Looks like Algolia doesn't like the client-rendering option https://github.com/algolia/docsearch-configs/pull/780 I also assume indexing based on client-side rendering is not exactly reliable as it is hard to predict how long a page would take to load completely?

marvinchin commented 5 years ago

Yes, there is some variability involved with client side rendering, unfortunately 🙁. However, that can be mitigated by setting a long enough delay.

I suppose we will need to resort to adding identifying classes to avoid this. I will investigate how this can be done automatically for vue-strap elements.

marvinchin commented 5 years ago

@damithc I've updated the Algolia plugin to add the algolia-no-index class to content that will be hidden by VueStrap components. Unfortunately, I do not have access to any Algolia enabled sites so I am not able to test this independently.

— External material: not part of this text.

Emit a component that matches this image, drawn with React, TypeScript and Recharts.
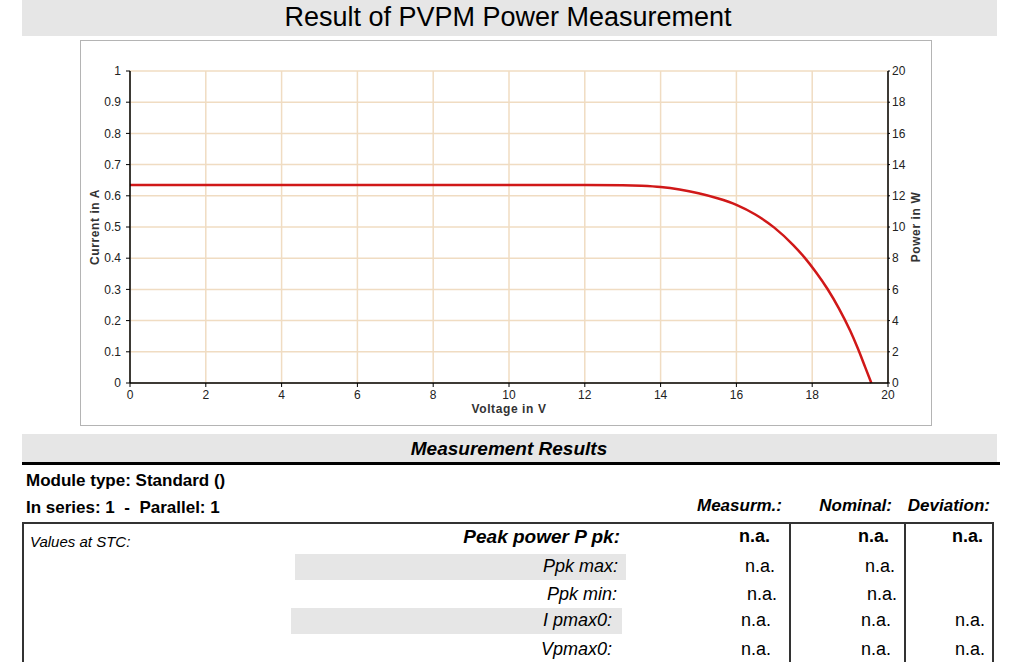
import React from 'react';
import { LineChart, Line, XAxis, YAxis, CartesianGrid } from 'recharts';

const voltage = [0, 2, 4, 6, 8, 10, 12, 13, 13.5, 14, 14.5, 15, 15.5, 16, 16.5, 17, 17.5, 17.8, 18.1, 18.4, 18.7, 19.0, 19.2, 19.4, 19.56];
const current = [0.635, 0.635, 0.635, 0.635, 0.635, 0.635, 0.635, 0.634, 0.632, 0.628, 0.62, 0.608, 0.592, 0.571, 0.54, 0.498, 0.442, 0.402, 0.355, 0.302, 0.24, 0.168, 0.112, 0.05, 0];
const xTicks = [0, 2, 4, 6, 8, 10, 12, 14, 16, 18, 20];
const currentTicks = [0, 0.1, 0.2, 0.3, 0.4, 0.5, 0.6, 0.7, 0.8, 0.9, 1];
const powerTicks = [0, 2, 4, 6, 8, 10, 12, 14, 16, 18, 20];

const data = voltage.map((v, k) => ({ v, i: current[k] }));

const FONT = "Arial, 'Liberation Sans', Helvetica, sans-serif";

type TProps = { x: number; y: number; text: string; align?: 'left' | 'right' | 'center'; size?: number; bold?: boolean; italic?: boolean };
function T({ x, y, text, align = 'left', size = 16, bold = false, italic = false }: TProps) {
  const h = size * 1.4;
  const w = 500;
  let left = x;
  if (align === 'right') left = x - w;
  if (align === 'center') left = x - w / 2;
  return (
    <div
      style={{
        position: 'absolute',
        left,
        top: y - h / 2,
        width: w,
        height: h,
        lineHeight: `${h}px`,
        textAlign: align,
        fontSize: size,
        fontWeight: bold ? 700 : 400,
        fontStyle: italic ? 'italic' : 'normal',
        fontFamily: FONT,
        color: '#000',
        whiteSpace: 'pre',
      }}
    >
      {text}
    </div>
  );
}

function Box({ x, y, w, h, bg }: { x: number; y: number; w: number; h: number; bg: string }) {
  return <div style={{ position: 'absolute', left: x, top: y, width: w, height: h, background: bg }} />;
}

export default function App() {
  const tickStyle = { fontSize: 12, fill: '#222', fontFamily: FONT };
  const axisTitle = { fontSize: 12, fontWeight: 700, fill: '#333', fontFamily: FONT, letterSpacing: 0.6 };
  return (
    <div style={{ position: 'absolute', left: 0, top: 0, width: 1024, height: 662, overflow: 'hidden', background: '#fff', fontFamily: FONT }}>
      {/* Title bar */}
      <Box x={22} y={0} w={975} h={36} bg="#e6e6e6" />
      <T x={508} y={18} text="Result of PVPM Power Measurement" align="center" size={27} />

      {/* Chart frame */}
      <div style={{ position: 'absolute', left: 80, top: 40, width: 850, height: 384, border: '1px solid #b4b4b4' }} />

      <div style={{ position: 'absolute', left: 0, top: 0 }}>
        <LineChart width={1024} height={440} data={data} margin={{ top: 71, right: 80, bottom: 5, left: 60 }}>
          <CartesianGrid yAxisId="left" stroke="#f0dcc2" strokeWidth={1.5} />
          <XAxis
            dataKey="v"
            type="number"
            domain={[0, 20]}
            ticks={xTicks}
            interval={0}
            height={52}
            tickSize={4}
            tickMargin={3}
            tick={tickStyle}
            axisLine={{ stroke: '#000', strokeWidth: 1.5 }}
            tickLine={{ stroke: '#000' }}
            label={{ value: 'Voltage in V', position: 'center', style: axisTitle }}
          />
          <XAxis
            xAxisId="top"
            dataKey="v"
            type="number"
            domain={[0, 20]}
            orientation="top"
            height={0}
            tick={false}
            tickLine={false}
            axisLine={{ stroke: '#000', strokeWidth: 1.5 }}
          />
          <YAxis
            yAxisId="left"
            type="number"
            domain={[0, 1]}
            ticks={currentTicks}
            interval={0}
            width={70}
            tickSize={4}
            tickMargin={5}
            tick={tickStyle}
            tickFormatter={(t: number) => String(Math.round(t * 10) / 10)}
            axisLine={{ stroke: '#000', strokeWidth: 1.5 }}
            tickLine={{ stroke: '#000' }}
            label={{ value: 'Current in A', angle: -90, position: 'center', style: axisTitle }}
          />
          <YAxis
            yAxisId="right"
            orientation="right"
            type="number"
            domain={[0, 20]}
            allowDataOverflow
            ticks={powerTicks}
            interval={0}
            width={56}
            tickSize={2}
            tickMargin={2}
            tick={tickStyle}
            axisLine={{ stroke: '#000', strokeWidth: 1.5 }}
            tickLine={{ stroke: '#000' }}
            label={{ value: 'Power in W', angle: -90, position: 'center', style: axisTitle }}
          />
          <Line yAxisId="left" dataKey="i" type="monotone" stroke="#d01818" strokeWidth={2.5} dot={false} isAnimationActive={false} />
        </LineChart>
      </div>

      {/* Measurement Results header */}
      <Box x={22} y={434} w={975} h={28} bg="#e6e6e6" />
      <T x={509} y={449} text="Measurement Results" align="center" size={19} bold italic />
      <Box x={22} y={462} w={978} h={3} bg="#000" />

      <T x={26} y={481} text="Module type: Standard ()" size={17} bold />
      <T x={26} y={508} text="In series: 1  -  Parallel: 1" size={17} bold />

      <T x={782} y={506} text="Measurm.:" align="right" size={17} bold italic />
      <T x={892} y={506} text="Nominal:" align="right" size={17} bold italic />
      <T x={990} y={506} text="Deviation:" align="right" size={17} bold italic />

      {/* Table box lines */}
      <Box x={22} y={522} w={972} h={2} bg="#333" />
      <Box x={22} y={522} w={2} h={140} bg="#333" />
      <Box x={789} y={522} w={2} h={140} bg="#333" />
      <Box x={904} y={522} w={2} h={140} bg="#333" />
      <Box x={992} y={522} w={2} h={140} bg="#333" />

      <T x={30} y={541} text="Values at STC:" size={15} italic />
      <T x={620} y={537} text="Peak power P pk:" align="right" size={19} bold italic />
      <T x={770} y={537} text="n.a." align="right" size={18} bold />
      <T x={889} y={537} text="n.a." align="right" size={18} bold />
      <T x={983} y={537} text="n.a." align="right" size={18} bold />

      <Box x={295} y={554} w={331} h={26} bg="#e6e6e6" />
      <T x={618} y={567} text="Ppk max:" align="right" size={18} italic />
      <T x={775} y={567} text="n.a." align="right" size={18} />
      <T x={895} y={567} text="n.a." align="right" size={18} />

      <T x={617} y={595} text="Ppk min:" align="right" size={18} italic />
      <T x={777} y={595} text="n.a." align="right" size={18} />
      <T x={897} y={595} text="n.a." align="right" size={18} />

      <Box x={291} y={608} w={331} h={26} bg="#e6e6e6" />
      <T x={612} y={621} text="I pmax0:" align="right" size={18} italic />
      <T x={771} y={621} text="n.a." align="right" size={18} />
      <T x={891} y={621} text="n.a." align="right" size={18} />
      <T x={985} y={621} text="n.a." align="right" size={18} />

      <T x={612} y={650} text="Vpmax0:" align="right" size={18} italic />
      <T x={771} y={650} text="n.a." align="right" size={18} />
      <T x={891} y={650} text="n.a." align="right" size={18} />
      <T x={985} y={650} text="n.a." align="right" size={18} />
    </div>
  );
}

Would it be possible to test if this works by:

Thanks! 🙂

damithc commented 5 years ago

Should we make the classname more general? e.g., hidden-content Testing this is going to be tricky though. I don't have the dev environment set up as so far I have only used the production version, and at the moment I'm stuck with an older version because of the href bug in the latest version.

marvinchin commented 5 years ago

I prefixed the class name with algolia since Algolia should be the only use case for it (the functionality is also implemented in the Algolia plugin), and I was thinking of avoiding unnecessary coupling with the rest of the MarkBind behaviour. Is there any other use case where we might need to use these classes outside of Algolia?

Perhaps I could catch you for a short while tomorrow to see how we might be able to test this?